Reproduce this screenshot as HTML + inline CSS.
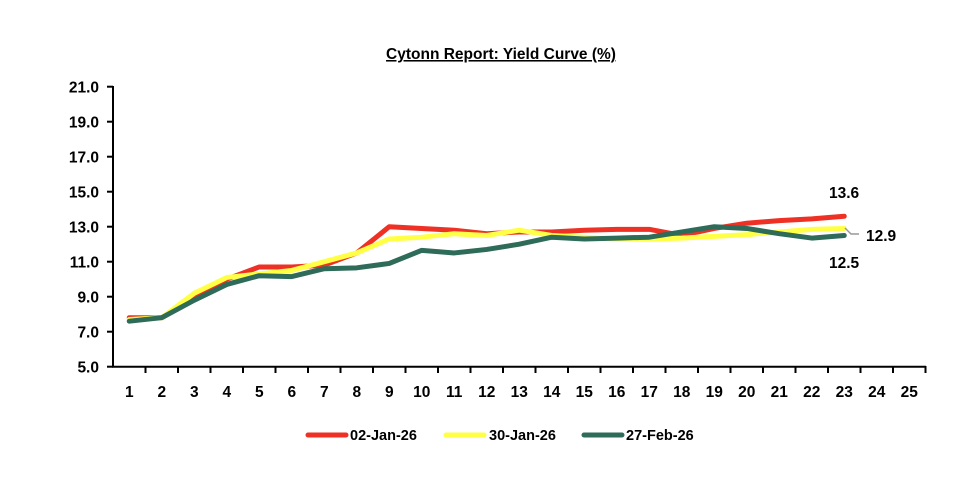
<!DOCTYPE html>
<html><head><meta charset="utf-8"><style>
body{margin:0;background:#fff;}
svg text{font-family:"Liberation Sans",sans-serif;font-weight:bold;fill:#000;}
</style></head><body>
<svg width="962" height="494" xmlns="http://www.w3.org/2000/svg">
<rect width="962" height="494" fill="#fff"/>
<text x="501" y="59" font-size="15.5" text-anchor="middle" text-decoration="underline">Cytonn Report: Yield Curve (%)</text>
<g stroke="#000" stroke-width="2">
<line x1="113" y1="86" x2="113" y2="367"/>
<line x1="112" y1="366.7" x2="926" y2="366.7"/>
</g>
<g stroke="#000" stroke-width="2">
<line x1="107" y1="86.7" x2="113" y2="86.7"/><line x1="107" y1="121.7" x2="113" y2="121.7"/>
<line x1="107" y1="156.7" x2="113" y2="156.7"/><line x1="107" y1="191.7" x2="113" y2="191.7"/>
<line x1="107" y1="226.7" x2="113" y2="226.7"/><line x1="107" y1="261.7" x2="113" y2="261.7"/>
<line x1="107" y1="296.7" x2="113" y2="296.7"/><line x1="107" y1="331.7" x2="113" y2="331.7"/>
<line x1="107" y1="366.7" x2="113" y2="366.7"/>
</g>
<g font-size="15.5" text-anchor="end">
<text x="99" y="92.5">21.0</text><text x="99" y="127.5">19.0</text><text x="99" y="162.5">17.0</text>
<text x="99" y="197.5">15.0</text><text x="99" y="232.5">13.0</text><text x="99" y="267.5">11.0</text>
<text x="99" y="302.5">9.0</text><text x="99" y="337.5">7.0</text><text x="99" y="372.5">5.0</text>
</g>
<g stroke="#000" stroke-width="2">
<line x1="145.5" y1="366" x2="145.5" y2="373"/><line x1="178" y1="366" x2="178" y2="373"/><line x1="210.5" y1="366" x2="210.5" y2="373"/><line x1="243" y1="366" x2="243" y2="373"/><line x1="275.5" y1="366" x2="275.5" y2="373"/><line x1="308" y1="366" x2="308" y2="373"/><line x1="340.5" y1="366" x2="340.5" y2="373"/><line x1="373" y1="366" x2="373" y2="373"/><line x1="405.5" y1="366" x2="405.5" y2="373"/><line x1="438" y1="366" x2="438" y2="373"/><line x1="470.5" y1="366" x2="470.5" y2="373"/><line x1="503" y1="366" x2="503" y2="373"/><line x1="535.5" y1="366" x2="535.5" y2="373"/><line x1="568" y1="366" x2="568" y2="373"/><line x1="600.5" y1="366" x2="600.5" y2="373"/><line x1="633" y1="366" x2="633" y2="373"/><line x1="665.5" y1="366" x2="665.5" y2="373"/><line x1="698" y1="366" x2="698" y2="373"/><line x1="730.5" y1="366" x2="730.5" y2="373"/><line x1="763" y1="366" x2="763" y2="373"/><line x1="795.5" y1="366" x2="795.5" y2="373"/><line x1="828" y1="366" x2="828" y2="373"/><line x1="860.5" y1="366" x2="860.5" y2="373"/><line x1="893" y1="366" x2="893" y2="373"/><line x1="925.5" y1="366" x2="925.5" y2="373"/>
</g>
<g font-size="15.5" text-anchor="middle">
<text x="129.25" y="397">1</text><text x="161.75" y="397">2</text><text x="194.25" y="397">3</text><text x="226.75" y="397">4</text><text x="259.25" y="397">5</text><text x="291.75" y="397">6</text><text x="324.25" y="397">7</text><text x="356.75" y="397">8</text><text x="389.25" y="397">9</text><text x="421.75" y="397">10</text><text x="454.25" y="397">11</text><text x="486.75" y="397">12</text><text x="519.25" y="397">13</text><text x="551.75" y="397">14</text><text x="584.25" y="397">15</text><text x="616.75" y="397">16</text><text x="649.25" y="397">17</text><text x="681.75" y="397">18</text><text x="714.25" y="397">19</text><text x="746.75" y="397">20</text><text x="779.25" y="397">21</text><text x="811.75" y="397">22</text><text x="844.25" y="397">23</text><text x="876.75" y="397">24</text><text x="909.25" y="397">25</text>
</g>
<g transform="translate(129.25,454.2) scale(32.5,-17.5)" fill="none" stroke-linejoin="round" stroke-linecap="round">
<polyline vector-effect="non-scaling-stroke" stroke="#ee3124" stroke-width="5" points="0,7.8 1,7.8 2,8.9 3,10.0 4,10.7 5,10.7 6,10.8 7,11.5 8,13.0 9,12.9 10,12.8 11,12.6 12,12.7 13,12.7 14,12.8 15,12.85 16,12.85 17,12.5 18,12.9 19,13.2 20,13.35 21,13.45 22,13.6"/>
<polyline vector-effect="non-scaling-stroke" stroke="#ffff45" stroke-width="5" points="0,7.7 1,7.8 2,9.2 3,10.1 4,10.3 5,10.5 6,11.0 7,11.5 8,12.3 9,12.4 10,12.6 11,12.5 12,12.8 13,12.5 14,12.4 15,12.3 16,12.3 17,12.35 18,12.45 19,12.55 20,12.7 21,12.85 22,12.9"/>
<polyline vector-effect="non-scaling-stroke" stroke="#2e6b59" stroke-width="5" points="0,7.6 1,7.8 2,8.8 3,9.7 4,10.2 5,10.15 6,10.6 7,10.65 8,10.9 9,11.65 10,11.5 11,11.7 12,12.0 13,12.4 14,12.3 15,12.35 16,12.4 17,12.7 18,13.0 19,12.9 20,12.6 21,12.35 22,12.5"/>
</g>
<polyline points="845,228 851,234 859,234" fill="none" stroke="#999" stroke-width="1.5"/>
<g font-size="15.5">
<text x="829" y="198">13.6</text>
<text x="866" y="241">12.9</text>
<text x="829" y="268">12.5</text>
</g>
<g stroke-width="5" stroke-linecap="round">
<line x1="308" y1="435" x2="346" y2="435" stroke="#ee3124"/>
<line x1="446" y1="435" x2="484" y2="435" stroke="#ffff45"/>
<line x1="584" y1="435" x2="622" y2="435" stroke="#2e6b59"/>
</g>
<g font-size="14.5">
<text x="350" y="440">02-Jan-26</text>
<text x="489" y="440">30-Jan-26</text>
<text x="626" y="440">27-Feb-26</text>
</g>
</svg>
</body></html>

▬▬▬▬▬▬

Reproduce the full listing faithfully, but do not carry over any pictures.

**Final answer**
Reproduce this screenshot as HTML + inline CSS.
<!DOCTYPE html>
<html><head><meta charset="utf-8"><style>
body{margin:0;background:#fff;}
svg text{font-family:"Liberation Sans",sans-serif;font-weight:bold;fill:#000;}
</style></head><body>
<svg width="962" height="494" xmlns="http://www.w3.org/2000/svg">
<rect width="962" height="494" fill="#fff"/>
<text x="501" y="59" font-size="15.5" text-anchor="middle" text-decoration="underline">Cytonn Report: Yield Curve (%)</text>
<g stroke="#000" stroke-width="2">
<line x1="113" y1="86" x2="113" y2="367"/>
<line x1="112" y1="366.7" x2="926" y2="366.7"/>
</g>
<g stroke="#000" stroke-width="2">
<line x1="107" y1="86.7" x2="113" y2="86.7"/><line x1="107" y1="121.7" x2="113" y2="121.7"/>
<line x1="107" y1="156.7" x2="113" y2="156.7"/><line x1="107" y1="191.7" x2="113" y2="191.7"/>
<line x1="107" y1="226.7" x2="113" y2="226.7"/><line x1="107" y1="261.7" x2="113" y2="261.7"/>
<line x1="107" y1="296.7" x2="113" y2="296.7"/><line x1="107" y1="331.7" x2="113" y2="331.7"/>
<line x1="107" y1="366.7" x2="113" y2="366.7"/>
</g>
<g font-size="15.5" text-anchor="end">
<text x="99" y="92.5">21.0</text><text x="99" y="127.5">19.0</text><text x="99" y="162.5">17.0</text>
<text x="99" y="197.5">15.0</text><text x="99" y="232.5">13.0</text><text x="99" y="267.5">11.0</text>
<text x="99" y="302.5">9.0</text><text x="99" y="337.5">7.0</text><text x="99" y="372.5">5.0</text>
</g>
<g stroke="#000" stroke-width="2">
<line x1="145.5" y1="366" x2="145.5" y2="373"/><line x1="178" y1="366" x2="178" y2="373"/><line x1="210.5" y1="366" x2="210.5" y2="373"/><line x1="243" y1="366" x2="243" y2="373"/><line x1="275.5" y1="366" x2="275.5" y2="373"/><line x1="308" y1="366" x2="308" y2="373"/><line x1="340.5" y1="366" x2="340.5" y2="373"/><line x1="373" y1="366" x2="373" y2="373"/><line x1="405.5" y1="366" x2="405.5" y2="373"/><line x1="438" y1="366" x2="438" y2="373"/><line x1="470.5" y1="366" x2="470.5" y2="373"/><line x1="503" y1="366" x2="503" y2="373"/><line x1="535.5" y1="366" x2="535.5" y2="373"/><line x1="568" y1="366" x2="568" y2="373"/><line x1="600.5" y1="366" x2="600.5" y2="373"/><line x1="633" y1="366" x2="633" y2="373"/><line x1="665.5" y1="366" x2="665.5" y2="373"/><line x1="698" y1="366" x2="698" y2="373"/><line x1="730.5" y1="366" x2="730.5" y2="373"/><line x1="763" y1="366" x2="763" y2="373"/><line x1="795.5" y1="366" x2="795.5" y2="373"/><line x1="828" y1="366" x2="828" y2="373"/><line x1="860.5" y1="366" x2="860.5" y2="373"/><line x1="893" y1="366" x2="893" y2="373"/><line x1="925.5" y1="366" x2="925.5" y2="373"/>
</g>
<g font-size="15.5" text-anchor="middle">
<text x="129.25" y="397">1</text><text x="161.75" y="397">2</text><text x="194.25" y="397">3</text><text x="226.75" y="397">4</text><text x="259.25" y="397">5</text><text x="291.75" y="397">6</text><text x="324.25" y="397">7</text><text x="356.75" y="397">8</text><text x="389.25" y="397">9</text><text x="421.75" y="397">10</text><text x="454.25" y="397">11</text><text x="486.75" y="397">12</text><text x="519.25" y="397">13</text><text x="551.75" y="397">14</text><text x="584.25" y="397">15</text><text x="616.75" y="397">16</text><text x="649.25" y="397">17</text><text x="681.75" y="397">18</text><text x="714.25" y="397">19</text><text x="746.75" y="397">20</text><text x="779.25" y="397">21</text><text x="811.75" y="397">22</text><text x="844.25" y="397">23</text><text x="876.75" y="397">24</text><text x="909.25" y="397">25</text>
</g>
<g transform="translate(129.25,454.2) scale(32.5,-17.5)" fill="none" stroke-linejoin="round" stroke-linecap="round">
<polyline vector-effect="non-scaling-stroke" stroke="#ee3124" stroke-width="5" points="0,7.8 1,7.8 2,8.9 3,10.0 4,10.7 5,10.7 6,10.8 7,11.5 8,13.0 9,12.9 10,12.8 11,12.6 12,12.7 13,12.7 14,12.8 15,12.85 16,12.85 17,12.5 18,12.9 19,13.2 20,13.35 21,13.45 22,13.6"/>
<polyline vector-effect="non-scaling-stroke" stroke="#ffff45" stroke-width="5" points="0,7.7 1,7.8 2,9.2 3,10.1 4,10.3 5,10.5 6,11.0 7,11.5 8,12.3 9,12.4 10,12.6 11,12.5 12,12.8 13,12.5 14,12.4 15,12.3 16,12.3 17,12.35 18,12.45 19,12.55 20,12.7 21,12.85 22,12.9"/>
<polyline vector-effect="non-scaling-stroke" stroke="#2e6b59" stroke-width="5" points="0,7.6 1,7.8 2,8.8 3,9.7 4,10.2 5,10.15 6,10.6 7,10.65 8,10.9 9,11.65 10,11.5 11,11.7 12,12.0 13,12.4 14,12.3 15,12.35 16,12.4 17,12.7 18,13.0 19,12.9 20,12.6 21,12.35 22,12.5"/>
</g>
<polyline points="845,228 851,234 859,234" fill="none" stroke="#999" stroke-width="1.5"/>
<g font-size="15.5">
<text x="829" y="198">13.6</text>
<text x="866" y="241">12.9</text>
<text x="829" y="268">12.5</text>
</g>
<g stroke-width="5" stroke-linecap="round">
<line x1="308" y1="435" x2="346" y2="435" stroke="#ee3124"/>
<line x1="446" y1="435" x2="484" y2="435" stroke="#ffff45"/>
<line x1="584" y1="435" x2="622" y2="435" stroke="#2e6b59"/>
</g>
<g font-size="14.5">
<text x="350" y="440">02-Jan-26</text>
<text x="489" y="440">30-Jan-26</text>
<text x="626" y="440">27-Feb-26</text>
</g>
</svg>
</body></html>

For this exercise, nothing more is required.